Archive Anecdotage

12 Born Again

I did an album called Born Again with Black Sabbath in '83. The artwork for the cover was a startlingly tasteless imitation of a bright red, newborn baby with long yellow fingernails and two yellow horns on its head.

In preparation for the world tour we rehearsed in Birmingham, the Sabs' home town, and one day we visited the production company L.S.D. (Light & Sound Design). We were asked if anyone had ideas for a stage set.

"Stonehenge", said Geezer Butler.
"Yeah, that's great", said the set designer, "how do you visualise it?"
"Lifesize, of course", replied Geezer.

So, they made, from fibreglass, a full size replica of Stonehenge; the entire Stonehenge, which is pretty big.

This was all broken down into sections which sat inside each other, packed into containers and shipped to Canada where we were to open the tour at the Maple Leaf Gardens, an ice hockey arena in Toronto. Most of it stayed in the containers as, with great difficulty,we were only able to erect three of the monoliths, with two cross pieces, reaching some thirty feet in the air.

The day before the show, some of us were disconcerted to see a dwarf busying himself backstage. At the full production rehearsal the sound of a newborn baby screaming, with the voice flanged, came roaring out of the massive PA system. Simultaneously, the dwarf, dressed in a crimson leotard, long yellow fingernails and two horns on his head, edged his way in a grotesquely contorted fashion along the top of Stonehenge, miming to the baby's voice.

At a certain point the dwarf fell backwards off Stonehenge into the darkness behind the set, onto a pile of mattresses, strategically placed. The screaming faded and the intro tape segued to the sound of a tolling bell, at which point some of the roadies, dressed as druids with cowls pulled over their faces and Reeboks barely showing under their robes, trailed across the stage in deep pagan thought.

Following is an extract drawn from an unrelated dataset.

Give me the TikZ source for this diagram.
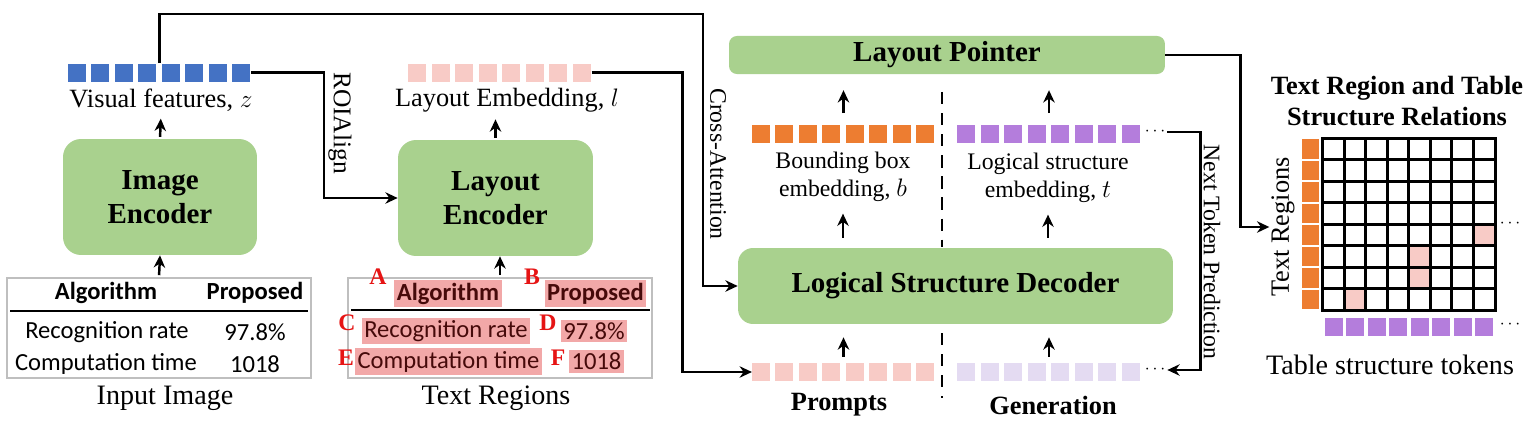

Then, the band started and I walked to the front of the stage, casually glanced at my cue book and off we went through the set. For some reason I'd been unable to absorb the words of the opening song, and for safety, had them taped to the floor by my microphone.

After the rehearsal Bev Bevan and I questioned the integrity of the whole dwarf thing but our manager, Don Arden, said "Don't worry, the kids will love it".

Showtime - the lights went down, the packed house roared. The tape started. The audience looked up and spotted the dwarf. Peering through the wings I saw ten thousand open mouths. The dwarf fell. The screaming faded. The bell tolled. The druids trailed. The screaming continued. Someone had moved the mattresses.

The band started. I made my move, just a fraction late. For some reason the one element missing from the production rehearsal was the dry ice; and now a chest high white cloud was billowing at a fearsome rate towards the front of the stage.

With a blank mind and a greek smile I set off on a hopeless race for my words. Overtaken by the cumulus a yard short and three bars to go I ducked into the cloud and started vailnly swatting the mist for a clue to the first line. At this point the footlights came on, increasing my difficulties. On cue, I stood up, not entirely, just my head above the dry ice and sang some lines of total gibberish. Then ducked down again - more frantic arm waving - I saw words, the first verse, but what the hell. As the dry ice was beginning to lower and thin so my flapping and crouching became more bizarre and I was reduced, along with the audience, to a hopeless giggling wreck.

We saw no more of the dwarf. I learned my words and the rest of the tour was just fine.